Last week the U.S. House of Representatives passed the “Enforce the Law for Sanctuary Cities Act” (H.R. 3009). Introduced by Rep. Duncan Hunter (R-CA) and cosponsored by 36 other House Republicans, this legislation aims to amend the Immigration and Nationality Act to deny certain federal assistance to “sanctuary cities.” Friday’s House vote went mostly down party lines, with 241 Members in favor and 179 Members opposed.
This legislation was introduced one week after the tragic shooting of Kathryn Steinle in San Francisco, and it aims to strip funding from state and local law enforcement agencies in “sanctuary cities” like San Francisco, Los Angeles, New York, Dayton, and Washington, DC. There are over 200 state and local jurisdictions that are categorized as a sanctuary city because they have chosen to not honor U.S. Immigration and Customs Enforcement detention requests.
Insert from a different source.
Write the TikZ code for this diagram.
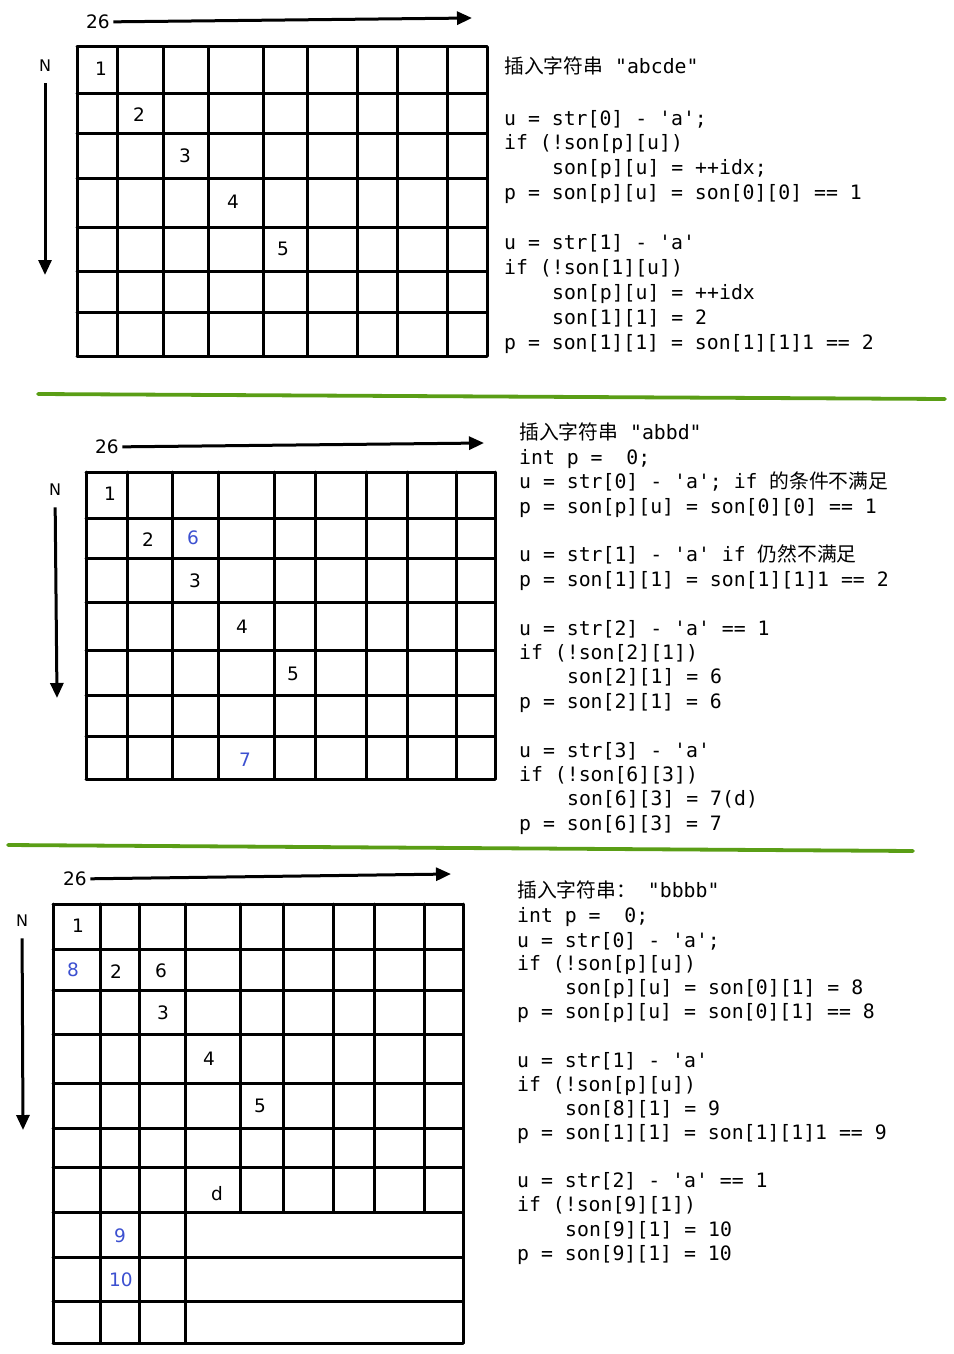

While several Members of Congress have accused these cities of not complying with federal law, others have applauded them for practicing community-oriented trust policies.
The Jewish community has been concerned for years that rather than making communities more secure, policies that aim to limit sanctuary cities, like H.R. 3009, will drive a wedge between local law enforcement and the communities they are entrusted to protect. For instance, if there is a perception that calling the police may lead to deportation, police may find undocumented persons and their family members hesitant to seek protection, report crimes committed against them, or serve as witnesses. The police’s ability to keep the community safe could be seriously compromised when law enforcement instead needs to build trust and communication with the immigrant community.
The recent shooting in San Francisco is tragic, however this event should not be used to scapegoat all immigrants. This legislation will not bring us closer to fixing our country’s broken immigration system—we must instead work together to thoughtfully and strategically reform our laws in a way that is consistent with security concerns, economic realities, and our history as a nation of immigrants.